I filled the larger of these gaps as best I could, using Superfine Milliput

Peeling away the Blu-Tack I'd put in to mask the window glass was both somewhat satisfying and somewhat disappointing. Satisfying where it had worked best, and disappointing where it pulled away the paint I'd sprayed over it, as can be seen clearly around the front windows in the above pic. I'l have to tidy this up somehow!

Below is a pic of the model as it currently is. A long way from finished, but already looking quite nice. This is the only RSO from Ace with no decals, a fact which left me a bit miffed! But I've decided I'll pilfer decals from other kits, certainly for no. plates, probably also for the text on the cab doors, and, perhaps, maybe even also for national insignia.


[1] Rather oddly the box artwork has toothless rear idlers, whereas the corresponding parts of the kit itself are toothed!

[2] If you look closely at these tracks, it can be seen that the super-glue I used to join the upper and lower layers of each track also, rather annoyingly, gets into all the little gaps where the teeth of the drive wheels are supposed to poke through. I did try poking the holes back into being, with pins and scalpel blades, etc., but the end result was that the segment of track I was working on came apart and had to be reglued. So I gave up on that!

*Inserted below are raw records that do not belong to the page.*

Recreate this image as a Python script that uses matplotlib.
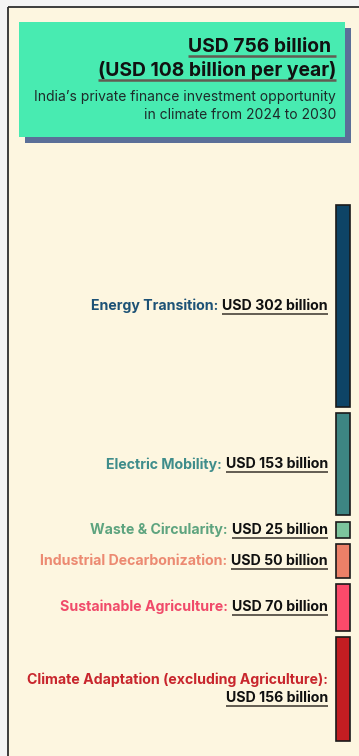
import matplotlib
matplotlib.use('Agg')
import matplotlib.pyplot as plt
from matplotlib.patches import Rectangle
from matplotlib.lines import Line2D
from matplotlib.transforms import blended_transform_factory
import numpy as np

plt.rcParams['font.family'] = ['Inter', 'DejaVu Sans']

# headline card
headline = ['USD 756 billion ', '(USD 108 billion per year)']
subtitle = ['India\u2019s private finance investment opportunity',
            'in climate from 2024 to 2030']

# investment opportunity by sector, USD billion (2024-2030)
categories = ['Energy Transition', 'Electric Mobility', 'Waste & Circularity',
              'Industrial Decarbonization', 'Sustainable Agriculture',
              'Climate Adaptation (excluding Agriculture)']
values = [302, 153, 25, 50, 70, 156]
bar_colors = ['#0e4466', '#3d8583', '#7cc49c', '#ec8068', '#fb4a6a', '#c21d22']
label_colors = ['#1d5276', '#3f8d8b', '#5ea47f', '#ec8a72', '#f04a6a', '#c8262d']

CREAM = '#fdf6e0'
GREEN = '#48ebb1'
SHADOW = '#5b6f98'
FRAME = '#2e2e2e'
ULINE = '#625c52'
LABEL_FS = 10.2

W, H = 359, 756
fig = plt.figure(figsize=(W / 100, H / 100), dpi=100)
fig.patch.set_facecolor('#f4f4f4')

# pixel-space canvas for the frame, card and text
bg = fig.add_axes([0, 0, 1, 1])
bg.set_xlim(0, W)
bg.set_ylim(H, 0)
bg.axis('off')

bg.add_patch(Rectangle((7.5, 6.5), W, H, facecolor=CREAM, edgecolor='none'))
bg.plot([7.5, 7.5], [6.5, H], color=FRAME, lw=1.3, solid_capstyle='butt')
bg.plot([7.5, W], [6.5, 6.5], color=FRAME, lw=1.3, solid_capstyle='butt')

bg.add_patch(Rectangle((25, 28), 326, 115, facecolor=SHADOW, edgecolor='none'))
bg.add_patch(Rectangle((19, 22), 326, 115, facecolor=GREEN, edgecolor='none'))

renderer = fig.canvas.get_renderer()
to_px = bg.transData.inverted()


def px_extent(t):
    bb = t.get_window_extent(renderer)
    (x0, y0), (x1, y1) = to_px.transform([[bb.x0, bb.y0], [bb.x1, bb.y1]])
    return x0, x1, y0, y1   # y0 is the lower edge (larger pixel value)


def underline(t, lw=1.4, offset=-0.8):
    x0, x1, ybot, _ = px_extent(t)
    bg.add_line(Line2D([x0, x1], [ybot - offset, ybot - offset],
                       color=ULINE, lw=lw, solid_capstyle='butt'))


for i, line in enumerate(headline):
    t = bg.text(336, 47.5 + i * 23, line, ha='right', va='center',
                fontsize=13.9, fontweight='bold', color='#111111')
    underline(t, lw=1.8, offset=0.3)

for i, line in enumerate(subtitle):
    bg.text(336, 97 + i * 18, line, ha='right', va='center',
            fontsize=10, color='#1e2a2a')

# stacked sector column
gap = 9
bottoms = np.concatenate([[0], np.cumsum(values)[:-1]]) + gap * np.arange(len(values))
total = bottoms[-1] + values[-1]

bx = fig.add_axes([336 / W, 1 - 741 / H, 14 / W, 536 / H])
bars = bx.bar(0, values, bottom=bottoms, width=1, color=bar_colors,
              edgecolor='#1a1a1a', linewidth=1.2)
for b in bars:
    b.set_clip_on(False)
bx.set_xlim(-0.5, 0.5)
bx.set_ylim(total, 0)
bx.axis('off')

trans = blended_transform_factory(bg.transData, bx.transData)
label_x = 328
for cat, val, bottom, col in zip(categories, values, bottoms, label_colors):
    yc = bottom + val / 2
    vt = bx.text(label_x, yc, f'USD {val} billion', transform=trans,
                 ha='right', va='center', fontsize=LABEL_FS, fontweight='bold',
                 color='#111111')
    x0, _, _, _ = px_extent(vt)
    ct = bx.text(x0 - 4, yc, f'{cat}:', transform=trans, ha='right',
                 va='center', fontsize=LABEL_FS, fontweight='bold', color=col)
    cx0, _, _, _ = px_extent(ct)
    if cx0 < 16:
        # too wide for one line: category on top, amount below
        ct.remove()
        vt.remove()
        yc_px = bx.transData.transform((0, yc))[1]
        yc_px = to_px.transform((0, yc_px))[1]
        bg.text(label_x, yc_px - 9, f'{cat}:', ha='right', va='center',
                fontsize=LABEL_FS, fontweight='bold', color=col)
        vt = bg.text(label_x, yc_px + 9, f'USD {val} billion', ha='right',
                     va='center', fontsize=LABEL_FS, fontweight='bold',
                     color='#111111')
    underline(vt)

fig.savefig('out.png', dpi=100, facecolor=fig.get_facecolor())
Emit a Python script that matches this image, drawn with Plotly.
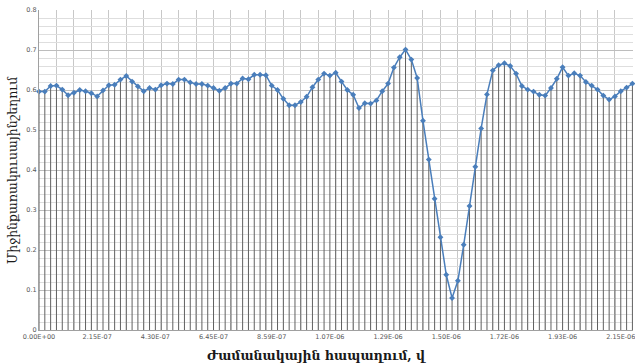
import plotly.graph_objects as go

dt = 2.1485e-08
values = [
    0.596, 0.596, 0.610, 0.611, 0.601, 0.587, 0.593, 0.600, 0.597, 0.592,
    0.584, 0.599, 0.612, 0.613, 0.626, 0.635, 0.621, 0.609, 0.597, 0.605,
    0.601, 0.612, 0.616, 0.615, 0.626, 0.626, 0.619, 0.615, 0.615, 0.611,
    0.605, 0.598, 0.605, 0.616, 0.616, 0.629, 0.627, 0.638, 0.638, 0.637,
    0.611, 0.600, 0.578, 0.562, 0.562, 0.570, 0.583, 0.607, 0.626, 0.641,
    0.636, 0.643, 0.621, 0.600, 0.588, 0.555, 0.567, 0.566, 0.574, 0.597,
    0.616, 0.656, 0.682, 0.701, 0.676, 0.630, 0.523, 0.426, 0.328, 0.232,
    0.138, 0.080, 0.123, 0.213, 0.310, 0.408, 0.504, 0.589, 0.649, 0.662,
    0.667, 0.660, 0.641, 0.610, 0.601, 0.596, 0.588, 0.586, 0.605, 0.628,
    0.657, 0.636, 0.642, 0.636, 0.620, 0.611, 0.601, 0.586, 0.576, 0.584,
    0.597, 0.606, 0.616,
]
times = [i * dt for i in range(len(values))]
tick_labels = ["0.00E+00", "2.15E-07", "4.30E-07", "6.45E-07", "8.59E-07",
               "1.07E-06", "1.29E-06", "1.50E-06", "1.72E-06", "1.93E-06", "2.15E-06"]
tick_vals = [i * 10 * dt for i in range(len(tick_labels))]
y_ticks = [0, 0.1, 0.2, 0.3, 0.4, 0.5, 0.6, 0.7, 0.8]
y_title = "Միջինքառակուսայինշեղում"
x_title = "Ժամանակային հապաղում, վ"

fig = go.Figure()
fig.add_trace(go.Scatter(
    x=times, y=values, mode="lines+markers",
    line=dict(color="#4A7EBB", width=1.5),
    marker=dict(symbol="diamond", size=4.5, color="#4A7EBB"),
    error_y=dict(type="data", symmetric=False, array=[0] * len(values),
                 arrayminus=values, thickness=1, width=0, color="#606060"),
    cliponaxis=False, showlegend=False,
))

fig.update_layout(
    width=635, height=363,
    margin=dict(l=39, r=0, t=10, b=33),
    paper_bgcolor="white", plot_bgcolor="white",
    font=dict(family="DejaVu Sans", color="#595959"),
    xaxis=dict(
        range=[0, 102.1 * dt], tickvals=tick_vals, ticktext=tick_labels,
        tickfont=dict(size=6.5, color="#595959"), showgrid=False, zeroline=False,
        showline=True, linecolor="#a0a0a0", linewidth=1,
        ticklabeloverflow="allow",
        minor=dict(tick0=0, dtick=3 * dt, showgrid=True, gridcolor="#c8c8c8", gridwidth=1),
    ),
    yaxis=dict(
        range=[0, 0.8], tickvals=y_ticks, ticktext=[str(v) for v in y_ticks],
        tickfont=dict(size=6.5, color="#595959"), showgrid=True, gridcolor="#bdbdbd",
        gridwidth=1, zeroline=False, showline=True, linecolor="#a0a0a0",
        minor=dict(dtick=0.02, showgrid=True, gridcolor="#dedede", gridwidth=1),
        ticks="", ticklen=0,
    ),
    annotations=[
        dict(text=y_title, xref="paper", yref="paper", x=0, y=0.5, xanchor="center",
             yanchor="middle", xshift=-27, textangle=-90, showarrow=False,
             font=dict(family="DejaVu Serif", size=12.5, color="#1a1a1a")),
        dict(text="<b>" + x_title + "</b>", xref="paper", yref="paper", x=0.468, y=0,
             xanchor="center", yanchor="middle", yshift=-25, showarrow=False,
             font=dict(family="DejaVu Serif", size=12.5, color="#1a1a1a")),
    ],
)

fig.write_html("out.html")
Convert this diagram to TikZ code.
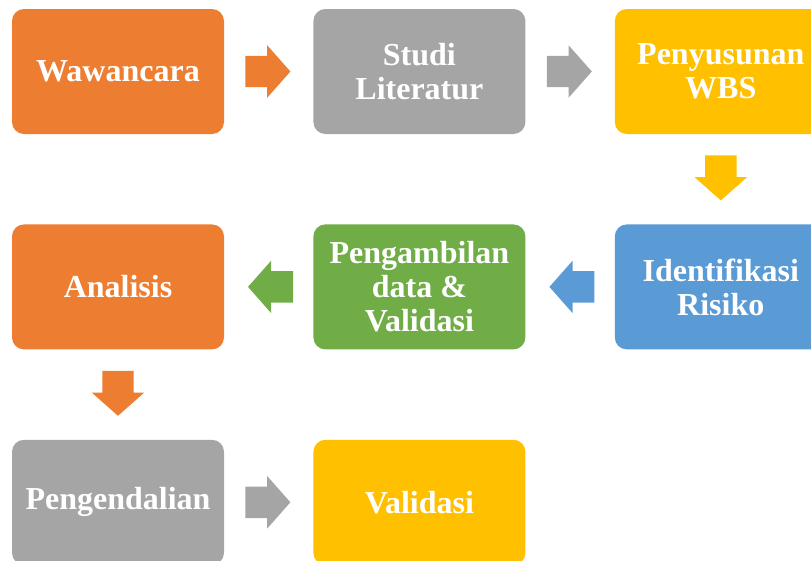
\documentclass[tikz,border=0pt]{standalone}
\usepackage{fontspec}
\setmainfont{Liberation Serif}
\usetikzlibrary{positioning, shapes.arrows, calc}

\definecolor{boxorange}{HTML}{ED7D31}
\definecolor{boxgrey}{HTML}{A5A5A5}
\definecolor{boxgold}{HTML}{FFC000}
\definecolor{boxblue}{HTML}{5B9BD5}
\definecolor{boxgreen}{HTML}{70AD47}

\begin{document}
\begin{tikzpicture}[node distance=90pt and 89pt]
    % Define styles
    \tikzstyle{stage} = [rectangle, rounded corners=12pt, minimum width=212pt, minimum height=125pt, align=center, text=white, font=\fontsize{32}{34}\selectfont\bfseries, inner sep=0pt]
    \tikzstyle{blockarrow} = [single arrow, draw=none, anchor=tail, minimum height=45pt, text height=31pt, text depth=0pt, inner sep=0pt, single arrow head extend=10.5pt, single arrow tip angle=97]

    \useasboundingbox (0,0) rectangle (811pt,-560pt);

    % Nodes
    \node (waw) [stage, fill=boxorange] at (118pt,-71.5pt) {Wawancara};
    \node (studi) [stage, fill=boxgrey, right=of waw] {Studi\\Literatur};
    \node (wbs) [stage, fill=boxgold, right=of studi] {Penyusunan\\WBS};
    \node (risiko) [stage, fill=boxblue, below=of wbs] {Identifikasi\\Risiko};
    \node (ambil) [stage, fill=boxgreen, left=of risiko] {Pengambilan\\data \&\\Validasi};
    \node (analisis) [stage, fill=boxorange, left=of ambil] {Analisis};
    \node (kendali) [stage, fill=boxgrey, below=of analisis] {Pengendalian};
    \node (valid) [stage, fill=boxgold, right=of kendali] {Validasi};

    % Arrows
    \node (a1) [blockarrow, fill=boxorange] at ($(waw.east)!21pt!(studi.west)$) {};
    \node (a2) [blockarrow, fill=boxgrey] at ($(studi.east)!21pt!(wbs.west)$) {};
    \node (a3) [blockarrow, fill=boxgold, rotate=-90] at ($(wbs.south)!21pt!(risiko.north)$) {};
    \node (a4) [blockarrow, fill=boxblue, rotate=180] at ($(risiko.west)!20pt!(ambil.east)$) {};
    \node (a5) [blockarrow, fill=boxgreen, rotate=180] at ($(ambil.west)!20pt!(analisis.east)$) {};
    \node (a6) [blockarrow, fill=boxorange, rotate=-90] at ($(analisis.south)!21pt!(kendali.north)$) {};
    \node (a7) [blockarrow, fill=boxgrey] at ($(kendali.east)!21pt!(valid.west)$) {};
\end{tikzpicture}
\end{document}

  1. Your a braver man than me Seb, I remember building some post WW2 ACE kits, limited run hmmm not so Ace to put together.

    The RSO has always been a favourite, I would have thought it would be produced by revell or maco by now?

    1. Hi Paul, the Ace Wespe went together much more easily than this (esp. the tracks!). But despite issues with both the kit itself and my skills in building it, I still love this little vehicle. And, on balance, it was (mostly) fun to build!